TVやニュースでご存知のとおり、人命第一の避難が優先されませんでした。その事もあって県民ばかりかあらゆる処に影響が出ました。
正しい情報に乏しい不安は情緒を不安定にしました。放射能について、現状について、国や医師が様々な、まったく異なる説明や講演を行いました。政府寄りだったり、一時しのぎ的だったり、講師自身の個人の見解にかたよりすぎる感じがありました。専門科や政府、マスコミの安全と称する数字も疑心暗鬼でした。
何を信じて、何をどう対処すれば良いのか呆然と致しました。
園児は緊急休園。職員は一人ひとりの安全確認にスクールバスで訪問しました。停電しました。断水しました。かき集められるかぎりの物資を持って笑顔を届けに歩きました。
○放射能測定機を手配し、高圧洗浄機を急ぎ購入して園舎や囲りの歩道・街路樹の除染活動。周辺側溝の汚泥揚げ。

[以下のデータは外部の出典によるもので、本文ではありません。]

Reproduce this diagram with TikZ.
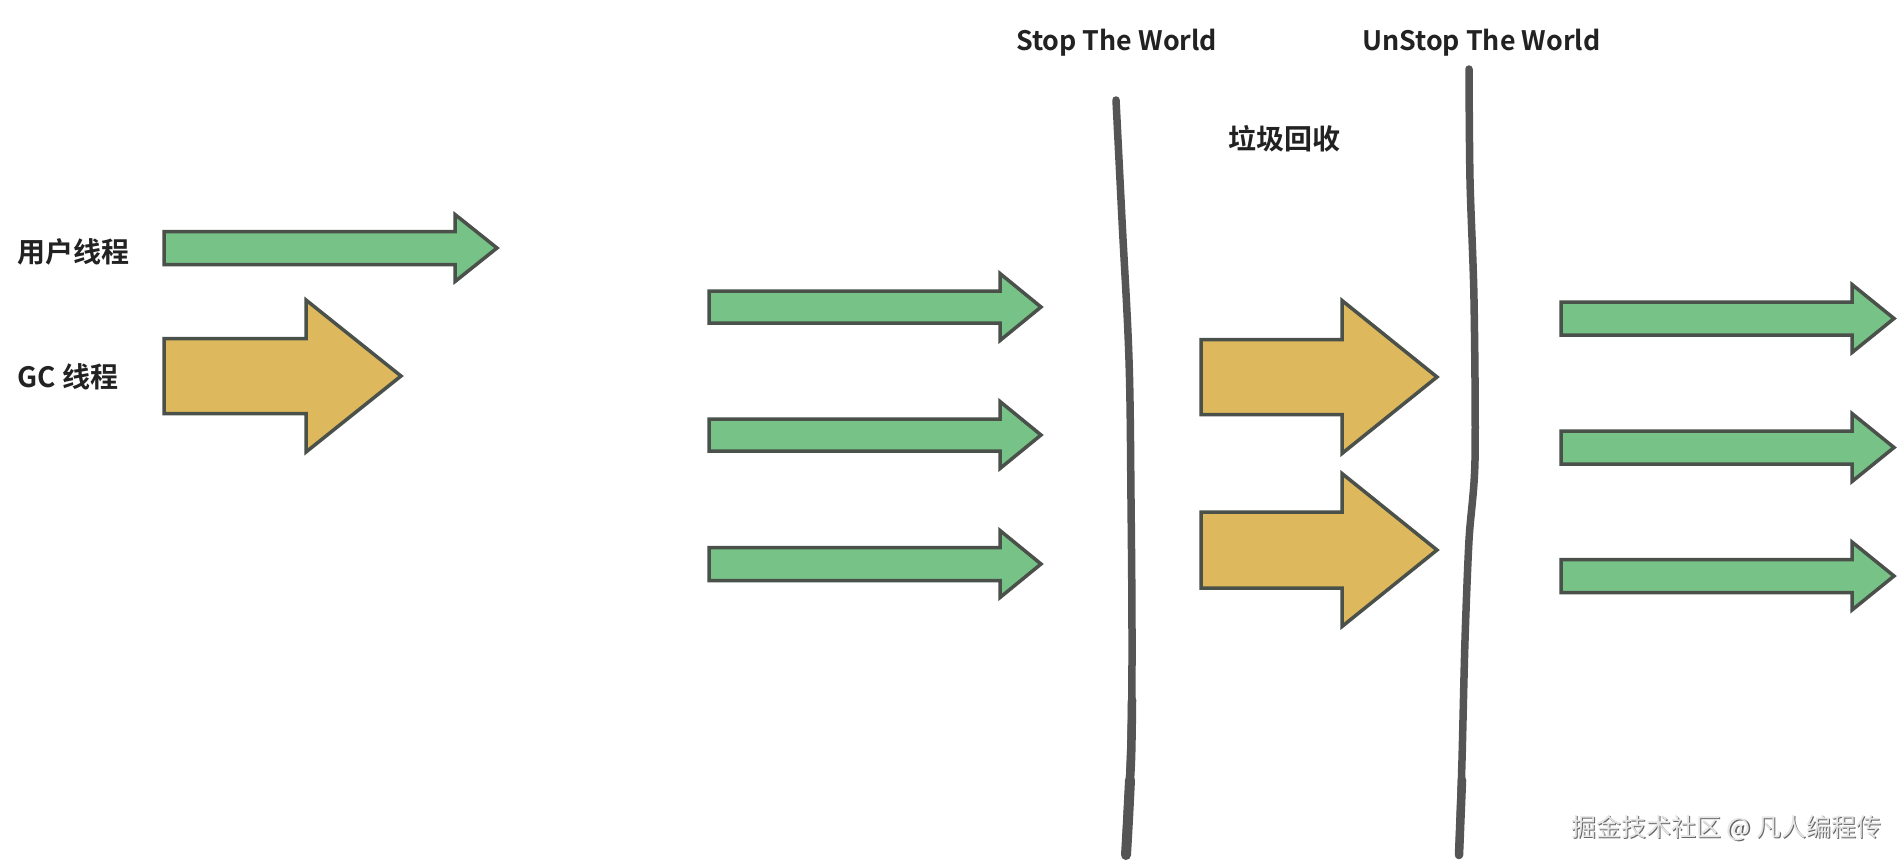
\documentclass[tikz,border=0pt]{standalone}
\usepackage{fontspec}
\newfontfamily\cjk{Noto Sans CJK SC}[BoldFont={Noto Sans CJK SC Bold}]
\definecolor{gfill}{HTML}{77C387}
\definecolor{yfill}{HTML}{DEB85C}
\definecolor{edgec}{HTML}{4A504A}
\definecolor{linec}{HTML}{555555}
\definecolor{txtc}{HTML}{222222}
\tikzset{
  garrow/.style={fill=gfill, draw=edgec, line width=3.5pt, line join=miter},
  yarrow/.style={fill=yfill, draw=edgec, line width=3.5pt, line join=miter},
  lbl/.style={font=\cjk\bfseries\fontsize{28}{30}\selectfont, text=txtc, inner sep=0pt, anchor=west},
  lbllat/.style={lbl, font=\cjk\bfseries\fontsize{26.8}{30}\selectfont},
  wline/.style={draw=linec, line width=7.5pt, line cap=round},
  wmark/.style={font=\cjk\fontsize{25}{27}\selectfont, inner sep=0pt, anchor=west}
}
% style, left x, centre y, shaft half, head base x, head half, tip x
\newcommand\fatarrow[7]{%
  \draw[#1] (#2,#3-#4) -- (#5,#3-#4) -- (#5,#3-#6) -- (#7,#3) -- (#5,#3+#6) -- (#5,#3+#4) -- (#2,#3+#4) -- cycle;}
\begin{document}
\begin{tikzpicture}[x=1pt,y=-1pt]
\fill[white] (0,0) rectangle (1904,865);
\useasboundingbox (0,0) rectangle (1904,865);

% labels
\node[lbl] (user) at (17,252) {用户线程};
\node[lbl] (gc) at (17,377) {GC 线程};
\node[lbllat] (stw) at (1016,43) {Stop The World};
\node[lbllat] (ustw) at (1362,43) {UnStop The World};
\node[lbl] (gcl) at (1228,139) {垃圾回收};

% legend arrows
\fatarrow{garrow}{164}{248}{16.5}{455}{33.5}{497}
\fatarrow{yarrow}{164}{376}{37.5}{306}{76}{401}

% user threads before STW
\fatarrow{garrow}{709}{307}{16}{1000}{33.5}{1041}
\fatarrow{garrow}{709}{435}{16}{1000}{33.5}{1041}
\fatarrow{garrow}{709}{564}{16.5}{1000}{33.5}{1041}

% GC threads
\fatarrow{yarrow}{1201}{377}{37.5}{1342}{76.5}{1437}
\fatarrow{yarrow}{1201}{550}{38}{1342}{76.5}{1437}

% user threads after
\fatarrow{garrow}{1561}{318.5}{16.5}{1852}{34}{1894}
\fatarrow{garrow}{1561}{447.5}{16.5}{1852}{34}{1894}
\fatarrow{garrow}{1561}{576}{16.5}{1852}{34}{1894}

% stop line
\coordinate (s0) at (1116,100);
\coordinate (s1) at (1126,855);
\draw[wline] plot[smooth, tension=0.6] coordinates {(s0) (1122,220) (1129,360) (1131,500) (1132,640) (1131,740) (s1)};
\draw[wline, line width=8.5pt] plot[smooth, tension=0.6] coordinates {(1132,700) (1131,760) (1128,810) (s1)};
\draw[wline, line width=10pt] plot[smooth, tension=0.6] coordinates {(1130,780) (1128,820) (s1)};

% unstop line
\coordinate (u0) at (1469,69);
\coordinate (u1) at (1459,855);
\draw[wline] plot[smooth, tension=0.5] coordinates {(u0) (1470,180) (1474,300) (1475,460) (1469,540) (1465,640) (1462,760) (u1)};
\draw[wline, line width=8.5pt] plot[smooth, tension=0.5] coordinates {(1462,780) (1460,830) (u1)};

% watermark
\node[wmark, text=gray!80!black] (wm0) at (1572.5,829.5) {掘金技术社区 @ 凡人编程传};
\node[wmark, text=gray!20] (wm) at (1571,828) {掘金技术社区 @ 凡人编程传};
\end{tikzpicture}
\end{document}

○園庭の樹木・早花も根こそぎ削り取り開園からの記念樹〈もみじの木〉も無残に一掃。仮の置場として自園庭の中央に埋設。(市の指示による。移動は未定)
○運動会は2年連続、線量の低い他の地域の体育館で実行。
○夏祭りは今年になってみこしだけを15分程度園庭で実行。
○水遊びは園舎と民間の有料屋内プールを利用。
○ジャガイモ畑は今も放置。(ジャガイモ・トマト・枝豆等は園舎内でプランター栽培)
○交通指導や園外保育も自粛。
○余震での放射能もれや不安定な放射線量で現在も外遊びは範囲や時間の制限あり。
○雪遊びは園庭の傾斜で、風なく、雪積多く、線量の低い数日にソリすべり実行。
○子ども達は極度な園児減少で少人数での遊びが増加。コミュニケーション不足や遊びの片寄りにより様々な工夫が必要。
○職員も本来の保育と保育環境の設定に力を注げず。役割り不負も増加。
○市の水道水は県が週に1回測定して公表をはじめて約1年、常に根拠の定かではない「1ベクレル未満なので問題はない」と言い続けるのみ。
○ようやく国の動きで食物測定が身近で行われて来たが、その数値に対する根拠は何処に。
○前例の示されない内部・外部の総合被ばくを抑える必要を痛感する毎日。
○地域の未就園児に園舎を開放。何より、心から信じられる事の少ない今は、ひとつでも多くの愛が皆に勇気を与え、立ち戦い続けさせていると感じます。
私達はこれからも子ども達が子どもの時にきり出来ない、子どもらしい生活を体一杯、心一杯に重ねられます様に努力致します。
改めまして、皆様の暖かいエールに敬意と感謝を申し上げます。ありがとうございました。